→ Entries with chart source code
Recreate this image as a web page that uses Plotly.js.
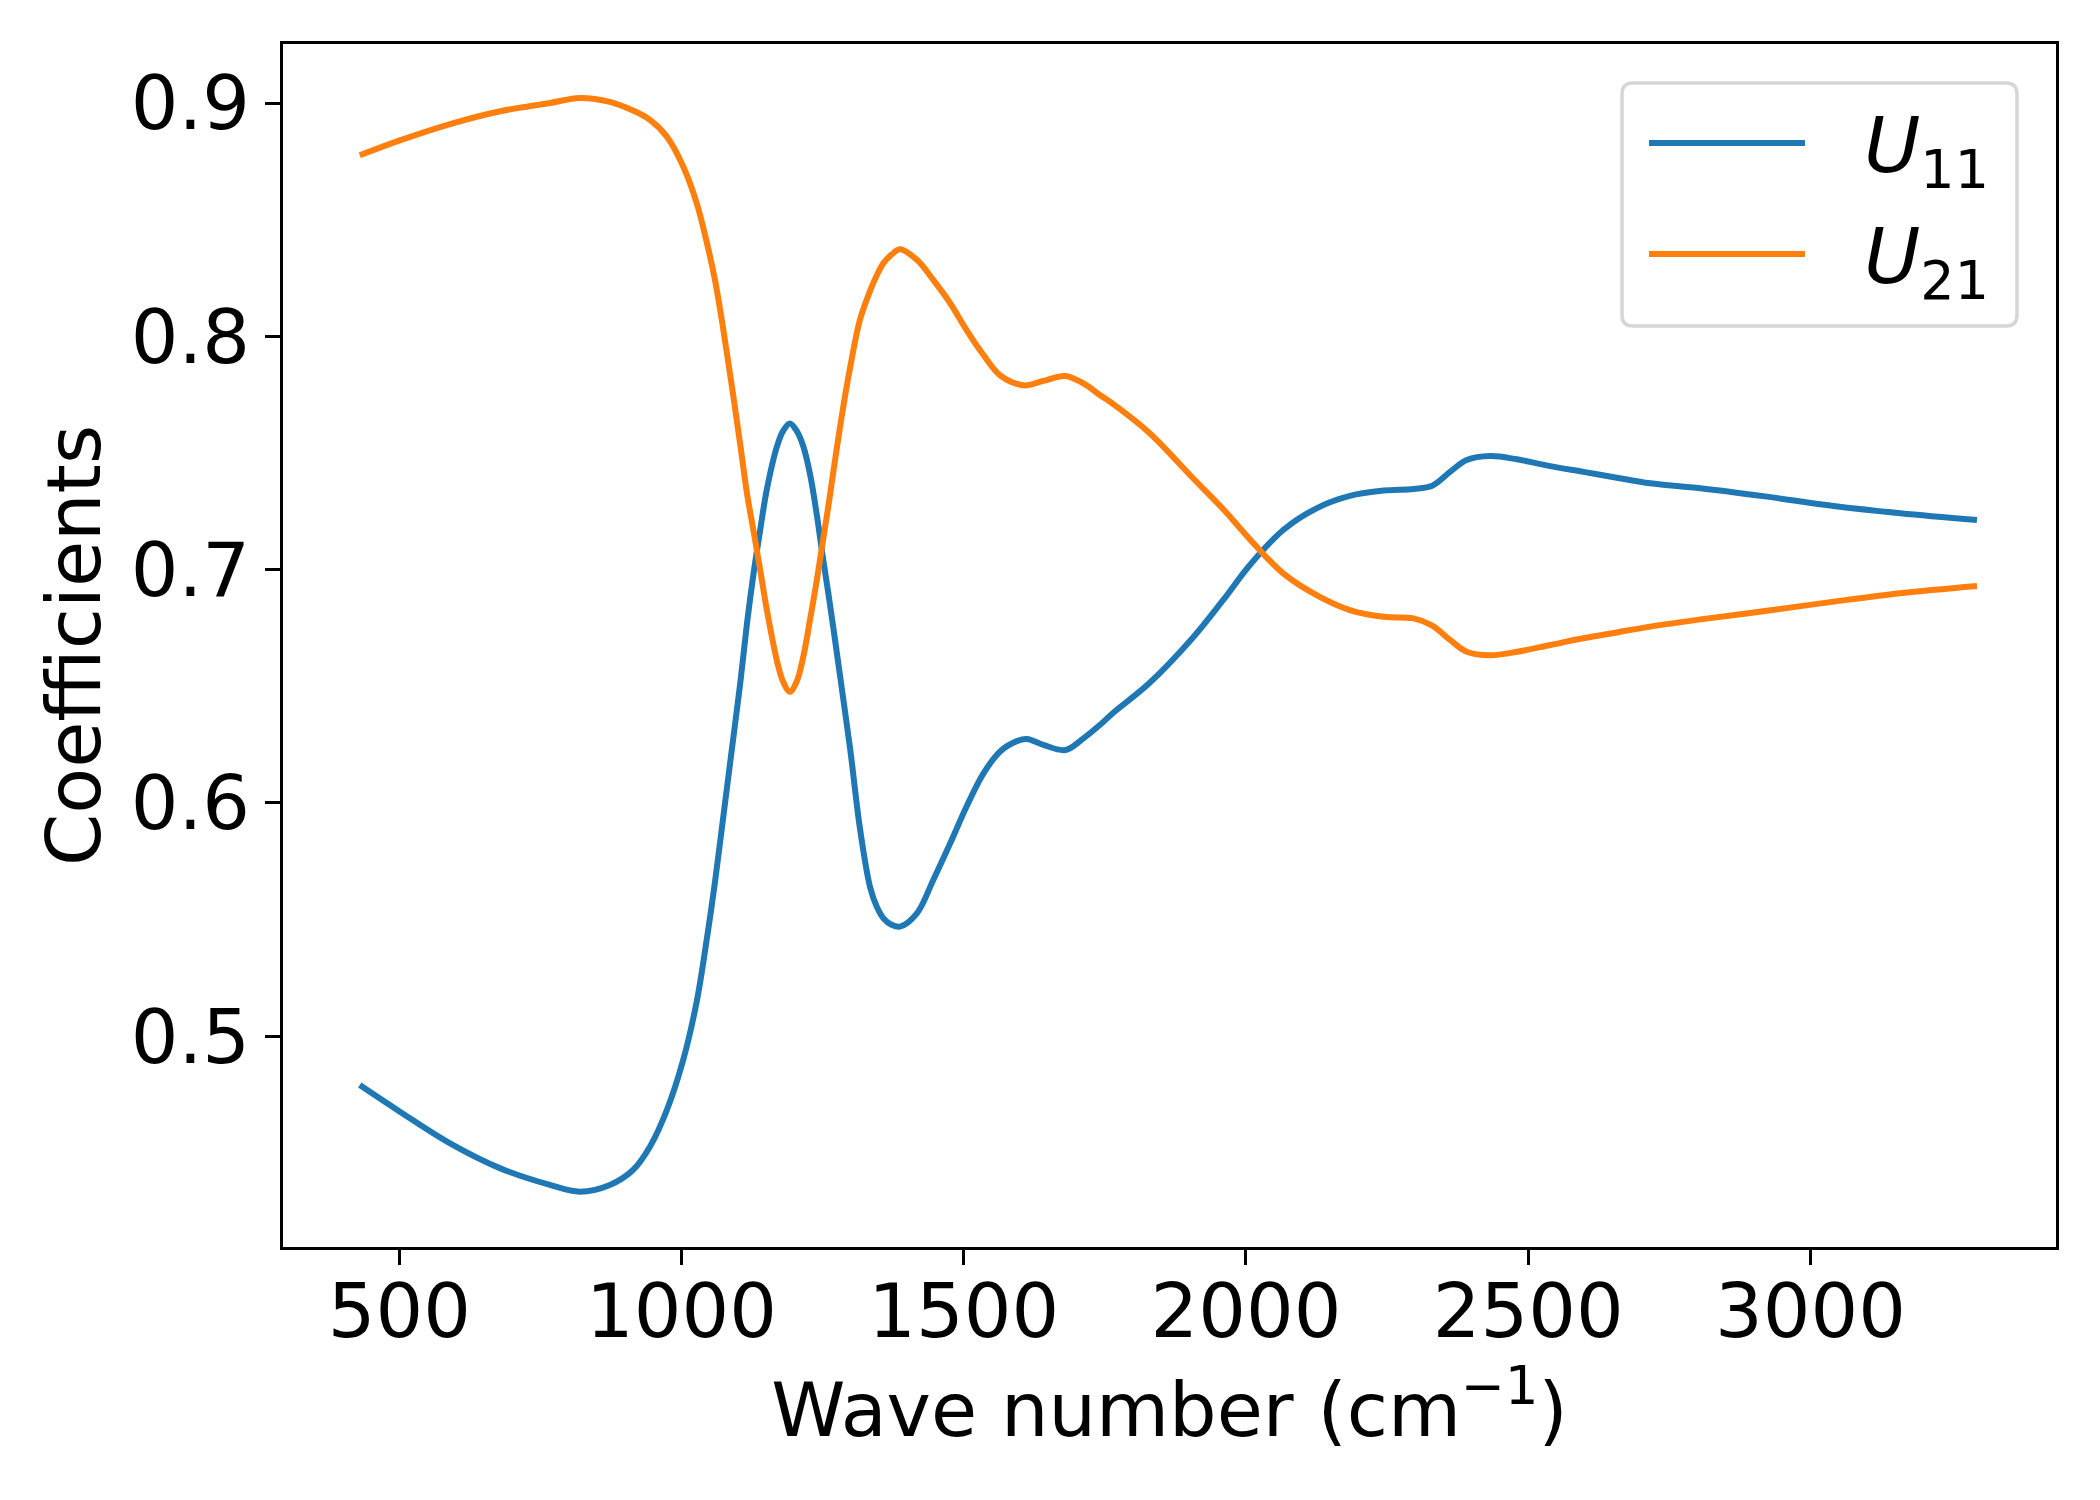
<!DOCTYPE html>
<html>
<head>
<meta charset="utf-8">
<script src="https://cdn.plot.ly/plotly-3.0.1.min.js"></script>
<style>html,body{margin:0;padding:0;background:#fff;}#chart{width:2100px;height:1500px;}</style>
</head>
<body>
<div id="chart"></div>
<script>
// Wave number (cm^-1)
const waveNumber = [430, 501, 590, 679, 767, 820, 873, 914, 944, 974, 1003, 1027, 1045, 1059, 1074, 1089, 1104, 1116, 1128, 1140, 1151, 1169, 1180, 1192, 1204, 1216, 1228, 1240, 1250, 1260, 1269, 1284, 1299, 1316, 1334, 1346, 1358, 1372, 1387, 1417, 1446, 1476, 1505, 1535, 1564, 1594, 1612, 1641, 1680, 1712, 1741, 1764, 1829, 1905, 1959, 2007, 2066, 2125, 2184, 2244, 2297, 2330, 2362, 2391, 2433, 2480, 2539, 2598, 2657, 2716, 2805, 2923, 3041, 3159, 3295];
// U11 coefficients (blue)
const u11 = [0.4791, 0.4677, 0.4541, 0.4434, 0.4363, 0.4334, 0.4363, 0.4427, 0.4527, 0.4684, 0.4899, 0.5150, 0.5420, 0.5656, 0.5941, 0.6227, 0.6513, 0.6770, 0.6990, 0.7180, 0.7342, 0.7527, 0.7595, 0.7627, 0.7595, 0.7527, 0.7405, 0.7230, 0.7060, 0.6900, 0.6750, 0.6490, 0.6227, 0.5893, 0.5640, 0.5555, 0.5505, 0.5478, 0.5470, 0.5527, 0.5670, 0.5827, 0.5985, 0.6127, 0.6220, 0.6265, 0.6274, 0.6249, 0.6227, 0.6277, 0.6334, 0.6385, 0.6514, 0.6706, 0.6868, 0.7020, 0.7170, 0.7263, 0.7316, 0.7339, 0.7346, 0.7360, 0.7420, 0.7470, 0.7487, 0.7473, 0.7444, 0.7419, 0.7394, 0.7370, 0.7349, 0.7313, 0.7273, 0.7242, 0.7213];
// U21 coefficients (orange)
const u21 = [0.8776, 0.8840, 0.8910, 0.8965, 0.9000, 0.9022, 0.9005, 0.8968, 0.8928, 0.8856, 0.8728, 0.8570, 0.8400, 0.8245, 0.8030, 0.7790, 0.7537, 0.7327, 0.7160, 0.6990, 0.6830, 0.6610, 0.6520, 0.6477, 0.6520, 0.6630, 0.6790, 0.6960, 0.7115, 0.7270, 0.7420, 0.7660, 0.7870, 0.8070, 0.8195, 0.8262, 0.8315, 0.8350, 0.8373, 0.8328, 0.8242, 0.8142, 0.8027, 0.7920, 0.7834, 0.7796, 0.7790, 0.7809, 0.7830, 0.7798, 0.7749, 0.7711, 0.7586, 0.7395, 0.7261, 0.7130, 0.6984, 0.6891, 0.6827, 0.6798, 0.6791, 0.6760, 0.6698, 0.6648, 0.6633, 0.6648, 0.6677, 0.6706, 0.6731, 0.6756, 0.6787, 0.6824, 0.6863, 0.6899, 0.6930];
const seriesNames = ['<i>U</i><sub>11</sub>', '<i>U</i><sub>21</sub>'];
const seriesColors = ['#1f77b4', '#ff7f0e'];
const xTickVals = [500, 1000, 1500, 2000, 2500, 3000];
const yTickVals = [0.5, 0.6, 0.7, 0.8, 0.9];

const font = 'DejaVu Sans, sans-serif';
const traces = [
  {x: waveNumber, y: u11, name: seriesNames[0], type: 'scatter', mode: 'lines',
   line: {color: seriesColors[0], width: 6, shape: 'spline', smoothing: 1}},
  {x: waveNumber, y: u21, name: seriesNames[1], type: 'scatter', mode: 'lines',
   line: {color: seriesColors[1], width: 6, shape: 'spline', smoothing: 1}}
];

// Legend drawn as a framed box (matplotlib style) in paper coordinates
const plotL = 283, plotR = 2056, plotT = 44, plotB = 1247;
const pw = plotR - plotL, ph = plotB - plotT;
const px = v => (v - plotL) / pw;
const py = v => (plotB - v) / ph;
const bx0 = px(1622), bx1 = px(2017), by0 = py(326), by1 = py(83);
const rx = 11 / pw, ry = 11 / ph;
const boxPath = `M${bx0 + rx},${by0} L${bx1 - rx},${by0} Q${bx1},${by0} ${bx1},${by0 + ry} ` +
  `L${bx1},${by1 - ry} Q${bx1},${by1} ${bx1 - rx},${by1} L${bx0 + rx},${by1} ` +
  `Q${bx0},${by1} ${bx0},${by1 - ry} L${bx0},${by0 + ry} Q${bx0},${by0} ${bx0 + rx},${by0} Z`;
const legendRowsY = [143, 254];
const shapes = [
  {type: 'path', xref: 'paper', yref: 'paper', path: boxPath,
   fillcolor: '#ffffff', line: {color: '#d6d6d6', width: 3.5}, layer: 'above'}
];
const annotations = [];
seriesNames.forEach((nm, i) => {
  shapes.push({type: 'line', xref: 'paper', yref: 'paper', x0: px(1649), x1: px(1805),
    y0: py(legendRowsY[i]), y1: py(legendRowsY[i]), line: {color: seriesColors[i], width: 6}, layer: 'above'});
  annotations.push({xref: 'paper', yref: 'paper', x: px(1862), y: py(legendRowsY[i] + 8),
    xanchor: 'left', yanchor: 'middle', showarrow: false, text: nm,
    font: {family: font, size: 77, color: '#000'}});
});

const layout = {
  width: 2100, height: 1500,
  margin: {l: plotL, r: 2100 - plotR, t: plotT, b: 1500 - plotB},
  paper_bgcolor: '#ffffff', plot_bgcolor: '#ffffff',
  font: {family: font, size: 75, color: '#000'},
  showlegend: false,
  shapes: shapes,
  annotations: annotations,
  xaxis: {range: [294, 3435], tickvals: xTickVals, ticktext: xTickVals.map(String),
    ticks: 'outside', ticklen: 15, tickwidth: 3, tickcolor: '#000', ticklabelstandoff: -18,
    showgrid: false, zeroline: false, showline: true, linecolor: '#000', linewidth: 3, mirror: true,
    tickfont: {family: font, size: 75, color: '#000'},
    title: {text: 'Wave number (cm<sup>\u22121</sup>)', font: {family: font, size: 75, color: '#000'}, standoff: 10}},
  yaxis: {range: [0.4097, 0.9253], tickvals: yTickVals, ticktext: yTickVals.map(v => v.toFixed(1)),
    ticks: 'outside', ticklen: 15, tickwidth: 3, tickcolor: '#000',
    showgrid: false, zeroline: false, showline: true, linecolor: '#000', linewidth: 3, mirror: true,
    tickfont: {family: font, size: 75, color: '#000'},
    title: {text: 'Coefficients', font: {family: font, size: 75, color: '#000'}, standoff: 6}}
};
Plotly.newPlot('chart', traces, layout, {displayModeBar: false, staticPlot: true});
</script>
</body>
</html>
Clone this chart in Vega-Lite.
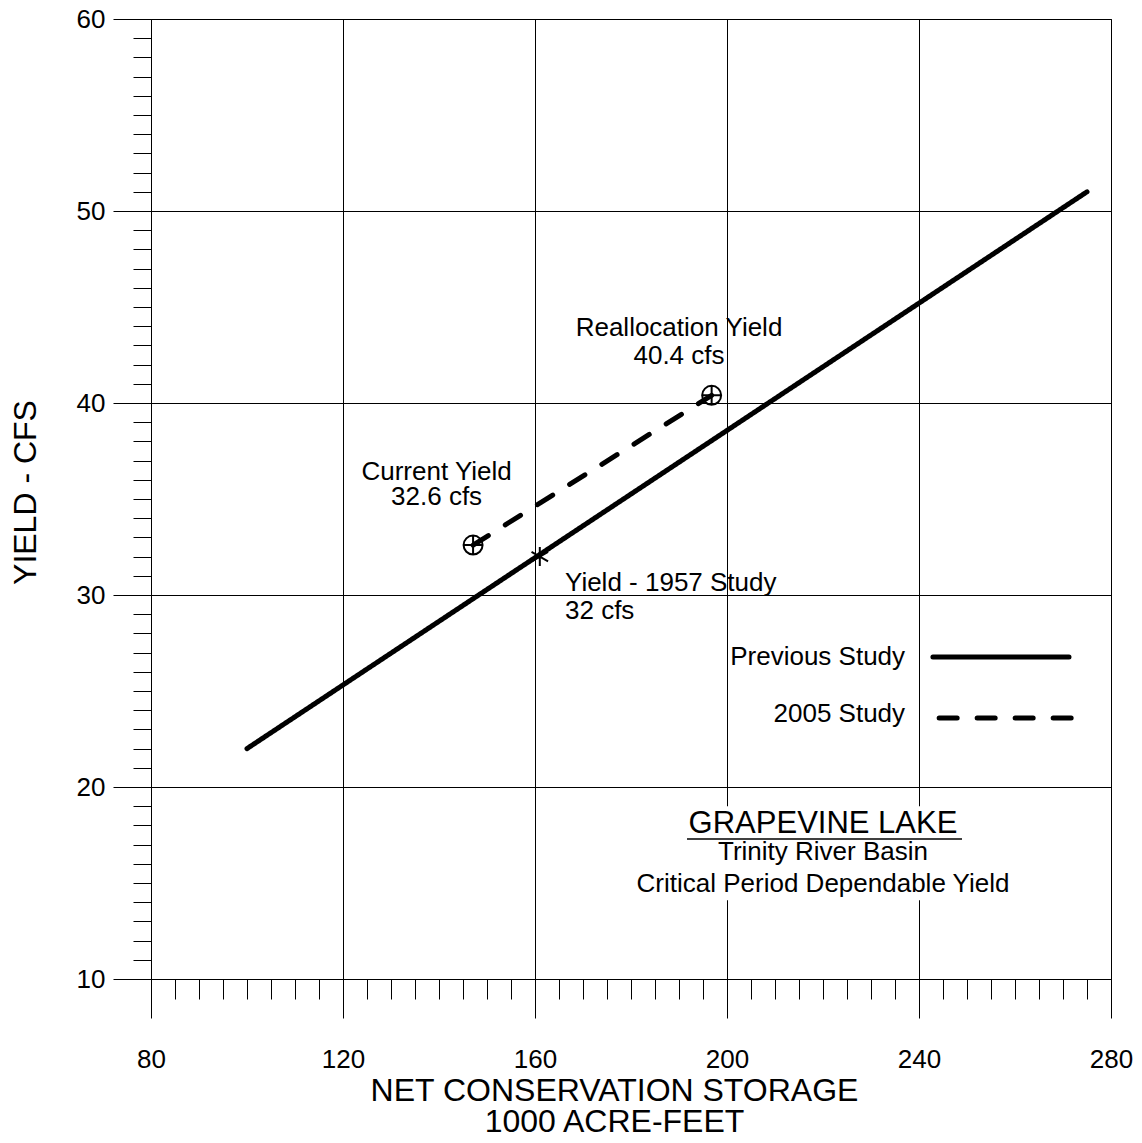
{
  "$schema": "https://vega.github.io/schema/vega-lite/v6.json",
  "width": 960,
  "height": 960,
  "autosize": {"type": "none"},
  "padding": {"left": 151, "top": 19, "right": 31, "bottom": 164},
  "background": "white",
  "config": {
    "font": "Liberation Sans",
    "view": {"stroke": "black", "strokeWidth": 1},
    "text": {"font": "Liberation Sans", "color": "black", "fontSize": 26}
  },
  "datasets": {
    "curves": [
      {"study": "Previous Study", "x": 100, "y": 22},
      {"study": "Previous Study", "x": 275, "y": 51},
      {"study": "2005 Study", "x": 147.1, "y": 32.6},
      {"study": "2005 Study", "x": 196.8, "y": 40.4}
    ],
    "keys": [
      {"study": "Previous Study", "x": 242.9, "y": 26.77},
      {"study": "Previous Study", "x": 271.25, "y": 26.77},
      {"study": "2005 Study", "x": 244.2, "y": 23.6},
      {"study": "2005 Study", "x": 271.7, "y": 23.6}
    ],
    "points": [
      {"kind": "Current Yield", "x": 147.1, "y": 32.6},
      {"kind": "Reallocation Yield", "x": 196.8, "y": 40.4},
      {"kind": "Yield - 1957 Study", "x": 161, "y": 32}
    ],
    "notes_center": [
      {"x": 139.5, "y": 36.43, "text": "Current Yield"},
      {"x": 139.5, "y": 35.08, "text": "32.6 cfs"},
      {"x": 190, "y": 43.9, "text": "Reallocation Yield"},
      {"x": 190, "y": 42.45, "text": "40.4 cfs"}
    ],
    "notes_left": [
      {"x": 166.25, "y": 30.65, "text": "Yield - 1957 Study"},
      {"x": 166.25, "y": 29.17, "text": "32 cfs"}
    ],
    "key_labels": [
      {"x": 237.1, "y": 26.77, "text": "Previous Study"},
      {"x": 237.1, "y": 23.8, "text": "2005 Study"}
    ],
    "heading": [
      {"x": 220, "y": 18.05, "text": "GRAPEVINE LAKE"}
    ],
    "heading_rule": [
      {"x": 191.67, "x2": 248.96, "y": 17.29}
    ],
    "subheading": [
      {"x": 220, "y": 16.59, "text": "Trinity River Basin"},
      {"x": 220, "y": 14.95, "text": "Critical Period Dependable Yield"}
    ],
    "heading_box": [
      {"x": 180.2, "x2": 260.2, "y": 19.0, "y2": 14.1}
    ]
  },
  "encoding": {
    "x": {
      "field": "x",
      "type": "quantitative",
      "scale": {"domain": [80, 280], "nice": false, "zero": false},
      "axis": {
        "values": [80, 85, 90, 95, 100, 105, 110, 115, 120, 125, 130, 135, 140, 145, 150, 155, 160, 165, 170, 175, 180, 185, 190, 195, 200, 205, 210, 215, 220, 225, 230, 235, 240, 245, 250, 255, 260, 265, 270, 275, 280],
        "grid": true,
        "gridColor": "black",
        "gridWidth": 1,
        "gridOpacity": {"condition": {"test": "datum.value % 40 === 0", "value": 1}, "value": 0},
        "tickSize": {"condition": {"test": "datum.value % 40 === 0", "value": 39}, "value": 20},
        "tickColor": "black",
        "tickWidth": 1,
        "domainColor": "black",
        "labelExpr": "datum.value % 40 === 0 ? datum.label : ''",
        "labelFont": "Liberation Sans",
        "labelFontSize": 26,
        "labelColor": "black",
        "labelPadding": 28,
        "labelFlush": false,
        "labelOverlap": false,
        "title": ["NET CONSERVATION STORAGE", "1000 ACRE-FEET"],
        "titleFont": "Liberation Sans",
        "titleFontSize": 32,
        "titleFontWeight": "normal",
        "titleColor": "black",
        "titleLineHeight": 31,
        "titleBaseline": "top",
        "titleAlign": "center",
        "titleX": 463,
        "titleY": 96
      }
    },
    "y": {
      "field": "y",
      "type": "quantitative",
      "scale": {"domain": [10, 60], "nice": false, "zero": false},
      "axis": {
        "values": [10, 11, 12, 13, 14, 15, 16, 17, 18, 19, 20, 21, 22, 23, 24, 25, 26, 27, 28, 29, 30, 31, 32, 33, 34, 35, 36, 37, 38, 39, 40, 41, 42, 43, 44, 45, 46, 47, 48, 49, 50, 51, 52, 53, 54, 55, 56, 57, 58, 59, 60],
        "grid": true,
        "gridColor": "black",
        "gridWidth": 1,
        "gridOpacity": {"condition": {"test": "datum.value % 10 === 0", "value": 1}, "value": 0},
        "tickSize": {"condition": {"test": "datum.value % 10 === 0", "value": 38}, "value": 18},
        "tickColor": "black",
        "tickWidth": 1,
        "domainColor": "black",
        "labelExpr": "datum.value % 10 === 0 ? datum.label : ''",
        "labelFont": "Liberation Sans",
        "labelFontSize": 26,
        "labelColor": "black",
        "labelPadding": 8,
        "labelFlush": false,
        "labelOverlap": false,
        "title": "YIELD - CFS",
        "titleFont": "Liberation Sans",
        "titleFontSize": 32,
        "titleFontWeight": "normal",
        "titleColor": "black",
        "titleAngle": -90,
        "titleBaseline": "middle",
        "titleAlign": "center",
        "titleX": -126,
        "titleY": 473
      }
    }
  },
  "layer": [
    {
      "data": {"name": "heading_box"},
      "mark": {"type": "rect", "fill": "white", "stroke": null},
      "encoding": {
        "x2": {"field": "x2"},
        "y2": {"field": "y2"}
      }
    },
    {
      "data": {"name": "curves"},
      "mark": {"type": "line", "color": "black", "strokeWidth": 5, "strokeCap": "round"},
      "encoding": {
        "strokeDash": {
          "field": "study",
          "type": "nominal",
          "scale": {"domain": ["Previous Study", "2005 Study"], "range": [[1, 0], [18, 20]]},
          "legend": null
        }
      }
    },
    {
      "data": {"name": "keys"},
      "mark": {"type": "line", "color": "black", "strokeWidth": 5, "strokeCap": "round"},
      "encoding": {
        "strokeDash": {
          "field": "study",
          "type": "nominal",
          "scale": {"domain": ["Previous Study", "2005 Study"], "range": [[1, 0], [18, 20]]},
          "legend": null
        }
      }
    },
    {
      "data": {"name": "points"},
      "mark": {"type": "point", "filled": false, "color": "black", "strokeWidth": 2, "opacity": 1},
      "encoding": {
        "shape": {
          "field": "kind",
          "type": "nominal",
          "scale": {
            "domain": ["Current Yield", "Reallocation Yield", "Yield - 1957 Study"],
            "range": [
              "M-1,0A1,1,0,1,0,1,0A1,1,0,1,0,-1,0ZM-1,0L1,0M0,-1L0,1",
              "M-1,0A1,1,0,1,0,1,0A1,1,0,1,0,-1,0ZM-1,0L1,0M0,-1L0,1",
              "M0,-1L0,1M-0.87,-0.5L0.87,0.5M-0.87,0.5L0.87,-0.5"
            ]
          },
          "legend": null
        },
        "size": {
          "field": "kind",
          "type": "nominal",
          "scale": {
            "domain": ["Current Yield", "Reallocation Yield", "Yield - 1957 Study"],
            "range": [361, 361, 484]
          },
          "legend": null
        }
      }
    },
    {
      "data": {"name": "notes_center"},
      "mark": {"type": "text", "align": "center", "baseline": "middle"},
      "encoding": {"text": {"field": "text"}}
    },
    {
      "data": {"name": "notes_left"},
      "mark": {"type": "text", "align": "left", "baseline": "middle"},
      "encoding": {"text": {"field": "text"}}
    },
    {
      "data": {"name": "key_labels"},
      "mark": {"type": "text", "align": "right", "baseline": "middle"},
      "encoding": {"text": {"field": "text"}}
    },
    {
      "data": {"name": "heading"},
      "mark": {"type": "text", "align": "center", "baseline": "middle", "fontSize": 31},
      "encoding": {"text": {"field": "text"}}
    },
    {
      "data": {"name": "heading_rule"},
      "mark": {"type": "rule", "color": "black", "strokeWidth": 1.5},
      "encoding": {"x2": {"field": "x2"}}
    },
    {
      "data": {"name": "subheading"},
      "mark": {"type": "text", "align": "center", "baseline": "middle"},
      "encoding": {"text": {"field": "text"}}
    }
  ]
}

→ YOUR GOAL
From the entries above, return each line with the word "this" in it.

→ COMPLETED EXERCISE
Recreate this image as a web page that uses Plotly.js.
Clone this chart in Vega-Lite.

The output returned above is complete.